Monetary policy transmission is limited because of Government control of public sector banks and administered interest rates, according to Dr Y V Reddy, Chairman of the 14th Finance Commission and former Governor, Reserve Bank of India.


He was speaking at the inaugural session of the 21st Biennial Conference of the Association of Indian Economic and Financial Studies (AIEFS) at the School of Economics, University of Hyderabad, here on Monday.

Monetary transmission refers to the process by which a central bank’s monetary policy decisions are passed on through the financial markets to businesses and households.

As most of the credit is controlled by the public sector banks, which are operated and managed by the Government through the Ministry of Finance, decisions pertaining to interest rates may not always be driven by the natural impact of the monetary policy mechanism.


Referring to inflation targeting, Reddy said: “When I was the Governor of RBI, I subscribed to the view that inflation targeting may not serve any purpose. Because inflation targeting is done for core inflation, which excludes food and oil inflation. But in the context of India, food and oil prices are important drivers for inflation.

``Further, as long as there is fiscal deficit, the scope for counter-cyclical measures is minimal,’’ he added.

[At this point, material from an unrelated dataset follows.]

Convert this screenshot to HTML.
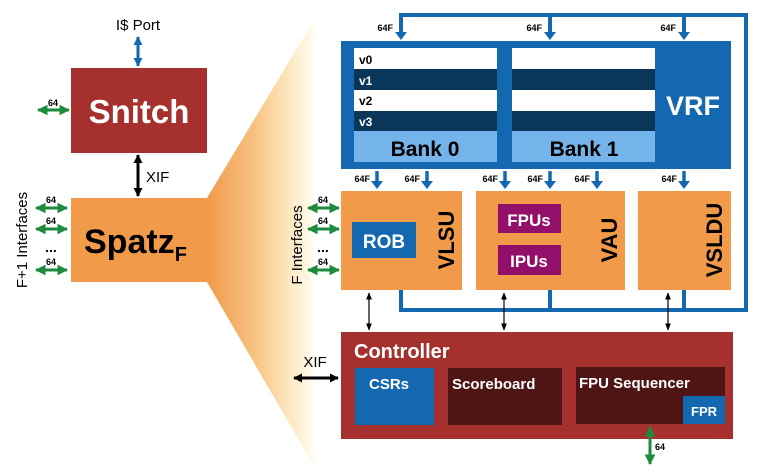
<!DOCTYPE html>
<html><head><meta charset="utf-8"><style>
html,body{margin:0;padding:0;background:#fff;}
svg{display:block;}
text{font-family:"Liberation Sans",sans-serif;}
.b{font-weight:bold;}
</style></head><body>
<svg width="758" height="474" viewBox="0 0 758 474" xmlns="http://www.w3.org/2000/svg">
<defs>
<linearGradient id="fan" x1="0" x2="1" y1="0" y2="0">
<stop offset="0" stop-color="#f09a4a"/>
<stop offset="0.45" stop-color="#f7c282"/>
<stop offset="0.75" stop-color="#fce6bd"/>
<stop offset="1" stop-color="#fffcf2"/>
</linearGradient>
<marker id="gA" viewBox="0 0 10 10" refX="9" refY="5" markerWidth="3.6" markerHeight="3.6" orient="auto-start-reverse"><path d="M0,0L10,5L0,10z" fill="#1e8a3c"/></marker>
<marker id="bA" viewBox="0 0 10 10" refX="9" refY="5" markerWidth="3" markerHeight="3" orient="auto-start-reverse"><path d="M0,0L10,5L0,10z" fill="#1368b0"/></marker>
<marker id="kA" viewBox="0 0 10 10" refX="9" refY="5" markerWidth="3" markerHeight="3" orient="auto-start-reverse"><path d="M0,0L10,5L0,10z" fill="#000"/></marker>
<marker id="kS" viewBox="0 0 10 10" refX="9" refY="5" markerWidth="6" markerHeight="6" orient="auto-start-reverse"><path d="M0,1L10,5L0,9z" fill="#000"/></marker>
</defs>

<polygon points="207,198 314,20 314,466 207,282" fill="url(#fan)"/>

<text x="138" y="30" font-size="15" text-anchor="middle">I$ Port</text>
<line x1="138" y1="37" x2="138" y2="66" stroke="#1368b0" stroke-width="3" marker-start="url(#bA)" marker-end="url(#bA)"/>
<rect x="71" y="68" width="136" height="85" fill="#a5302e"/>
<text x="139" y="123" font-size="33" fill="#fff" text-anchor="middle" class="b">Snitch</text>
<line x1="38" y1="110" x2="69" y2="110" stroke="#1e8a3c" stroke-width="3" marker-start="url(#gA)" marker-end="url(#gA)"/>
<text x="53" y="106" font-size="9" text-anchor="middle" class="b">64</text>
<line x1="138" y1="155" x2="138" y2="196" stroke="#000" stroke-width="3" marker-start="url(#kA)" marker-end="url(#kA)"/>
<text x="146" y="182" font-size="15">XIF</text>
<rect x="71" y="198" width="136" height="84" fill="#f09a4a"/>
<text x="84" y="253" font-size="34" class="b">Spatz<tspan font-size="20" dy="8">F</tspan></text>
<g stroke="#1e8a3c" stroke-width="3">
<line x1="36" y1="208" x2="67" y2="208" marker-start="url(#gA)" marker-end="url(#gA)"/>
<line x1="36" y1="229" x2="67" y2="229" marker-start="url(#gA)" marker-end="url(#gA)"/>
<line x1="36" y1="270" x2="67" y2="270" marker-start="url(#gA)" marker-end="url(#gA)"/>
</g>
<text x="51" y="203" font-size="9" text-anchor="middle" class="b">64</text>
<text x="51" y="224" font-size="9" text-anchor="middle" class="b">64</text>
<text x="51" y="265" font-size="9" text-anchor="middle" class="b">64</text>
<text x="51" y="252" font-size="14" text-anchor="middle" class="b">...</text>
<text transform="translate(27,240) rotate(-90)" font-size="15" text-anchor="middle">F+1 Interfaces</text>

<text transform="translate(302,245) rotate(-90)" font-size="15" text-anchor="middle">F Interfaces</text>
<g stroke="#1e8a3c" stroke-width="3">
<line x1="308" y1="208" x2="339" y2="208" marker-start="url(#gA)" marker-end="url(#gA)"/>
<line x1="308" y1="229" x2="339" y2="229" marker-start="url(#gA)" marker-end="url(#gA)"/>
<line x1="308" y1="270" x2="339" y2="270" marker-start="url(#gA)" marker-end="url(#gA)"/>
</g>
<text x="323" y="203" font-size="9" text-anchor="middle" class="b">64</text>
<text x="323" y="224" font-size="9" text-anchor="middle" class="b">64</text>
<text x="323" y="265" font-size="9" text-anchor="middle" class="b">64</text>
<text x="323" y="252" font-size="14" text-anchor="middle" class="b">...</text>

<g fill="none" stroke="#1368b0" stroke-width="4">
<polyline points="401,36 401,15 746,15 746,310 401,310 401,290"/>
<line x1="550" y1="15" x2="550" y2="36"/>
<line x1="684" y1="15" x2="684" y2="36"/>
<line x1="550" y1="310" x2="550" y2="290"/>
<line x1="684" y1="310" x2="684" y2="290"/>
</g>
<g fill="#1368b0">
<polygon points="395,32 407,32 401,40"/>
<polygon points="544,32 556,32 550,40"/>
<polygon points="678,32 690,32 684,40"/>
</g>
<g font-size="9" class="b" text-anchor="end">
<text x="393" y="31">64F</text><text x="542" y="31">64F</text><text x="676" y="31">64F</text>
</g>

<rect x="341" y="41" width="390" height="128" fill="#1368b0"/>
<rect x="354" y="48" width="143" height="21" fill="#fff"/>
<rect x="354" y="69" width="143" height="21" fill="#0a3659"/>
<rect x="354" y="90" width="143" height="21" fill="#fff"/>
<rect x="354" y="111" width="143" height="20" fill="#0a3659"/>
<rect x="354" y="131" width="143" height="31" fill="#74b4ea"/>
<rect x="512" y="48" width="143" height="21" fill="#fff"/>
<rect x="512" y="69" width="143" height="21" fill="#0a3659"/>
<rect x="512" y="90" width="143" height="21" fill="#fff"/>
<rect x="512" y="111" width="143" height="20" fill="#0a3659"/>
<rect x="512" y="131" width="143" height="31" fill="#74b4ea"/>
<g font-size="12" class="b">
<text x="359" y="64">v0</text><text x="359" y="85" fill="#fff">v1</text>
<text x="359" y="105">v2</text><text x="359" y="126" fill="#fff">v3</text>
</g>
<text x="425" y="156" font-size="21" class="b" text-anchor="middle">Bank 0</text>
<text x="584" y="156" font-size="21" class="b" text-anchor="middle">Bank 1</text>
<text x="693" y="115" font-size="27" class="b" fill="#fff" text-anchor="middle">VRF</text>

<g stroke="#1368b0" stroke-width="3.5">
<line x1="377" y1="171" x2="377" y2="183"/><line x1="427" y1="171" x2="427" y2="183"/>
<line x1="505" y1="171" x2="505" y2="183"/><line x1="550" y1="171" x2="550" y2="183"/>
<line x1="597" y1="171" x2="597" y2="183"/><line x1="684" y1="171" x2="684" y2="183"/>
</g>
<g fill="#1368b0">
<polygon points="371,181 383,181 377,189"/><polygon points="421,181 433,181 427,189"/>
<polygon points="499,181 511,181 505,189"/><polygon points="544,181 556,181 550,189"/>
<polygon points="591,181 603,181 597,189"/><polygon points="678,181 690,181 684,189"/>
</g>
<g font-size="9" class="b" text-anchor="end">
<text x="370" y="182">64F</text><text x="420" y="182">64F</text><text x="498" y="182">64F</text>
<text x="543" y="182">64F</text><text x="590" y="182">64F</text><text x="677" y="182">64F</text>
</g>

<rect x="341" y="191" width="121" height="99" fill="#f09a4a"/>
<rect x="476" y="191" width="149" height="99" fill="#f09a4a"/>
<rect x="638" y="191" width="93" height="99" fill="#f09a4a"/>
<rect x="352" y="222" width="64" height="36" fill="#1368b0"/>
<text x="384" y="248" font-size="19" class="b" fill="#fff" text-anchor="middle">ROB</text>
<text transform="translate(454,240) rotate(-90)" font-size="22" class="b" text-anchor="middle">VLSU</text>
<rect x="498" y="204" width="63" height="29" fill="#92106a"/>
<rect x="498" y="245" width="63" height="30" fill="#92106a"/>
<text x="529" y="226" font-size="17" class="b" fill="#fff" text-anchor="middle">FPUs</text>
<text x="529" y="267" font-size="17" class="b" fill="#fff" text-anchor="middle">IPUs</text>
<text transform="translate(617,240) rotate(-90)" font-size="22" class="b" text-anchor="middle">VAU</text>
<text transform="translate(722,240) rotate(-90)" font-size="22" class="b" text-anchor="middle">VSLDU</text>

<g stroke="#000" stroke-width="1.2">
<line x1="369" y1="293" x2="369" y2="330" marker-start="url(#kS)" marker-end="url(#kS)"/>
<line x1="504" y1="293" x2="504" y2="330" marker-start="url(#kS)" marker-end="url(#kS)"/>
<line x1="668" y1="293" x2="668" y2="330" marker-start="url(#kS)" marker-end="url(#kS)"/>
</g>

<rect x="341" y="332" width="392" height="107" fill="#a5302e"/>
<text x="354" y="358" font-size="20" class="b" fill="#fff">Controller</text>
<rect x="355" y="368" width="79" height="57" fill="#1368b0"/>
<text x="369" y="389" font-size="15" class="b" fill="#fff">CSRs</text>
<rect x="448" y="368" width="114" height="57" fill="#4e1514"/>
<text x="452" y="389" font-size="15" class="b" fill="#fff">Scoreboard</text>
<rect x="576" y="367" width="149" height="57" fill="#4e1514"/>
<text x="579" y="388" font-size="15" class="b" fill="#fff">FPU Sequencer</text>
<rect x="683" y="396" width="42" height="28" fill="#1368b0"/>
<text x="704" y="416" font-size="13" class="b" fill="#fff" text-anchor="middle">FPR</text>
<line x1="294" y1="378" x2="338" y2="378" stroke="#000" stroke-width="3" marker-start="url(#kA)" marker-end="url(#kA)"/>
<text x="315" y="367" font-size="15" text-anchor="middle">XIF</text>
<line x1="650" y1="427" x2="650" y2="464" stroke="#1e8a3c" stroke-width="3" marker-start="url(#gA)" marker-end="url(#gA)"/>
<text x="655" y="450" font-size="9" class="b">64</text>
</svg>
</body></html>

In his welcome remarks, Debashis Acharya, Professor, School of Economics, UoH and Coordinator for the conference, said it was only the third time that the two-day conference was being held in India. 

Founded in 1975 at Bloomsburg State University, Pennsylvania, AIEFS is a non-profit academic organisation of economists who felt a need to develop an identity for those involved in scholarly research on Indian economic and financial issues. 

It aims to encourage inquiry into and analysis of the problems and issues facing the Indian economy.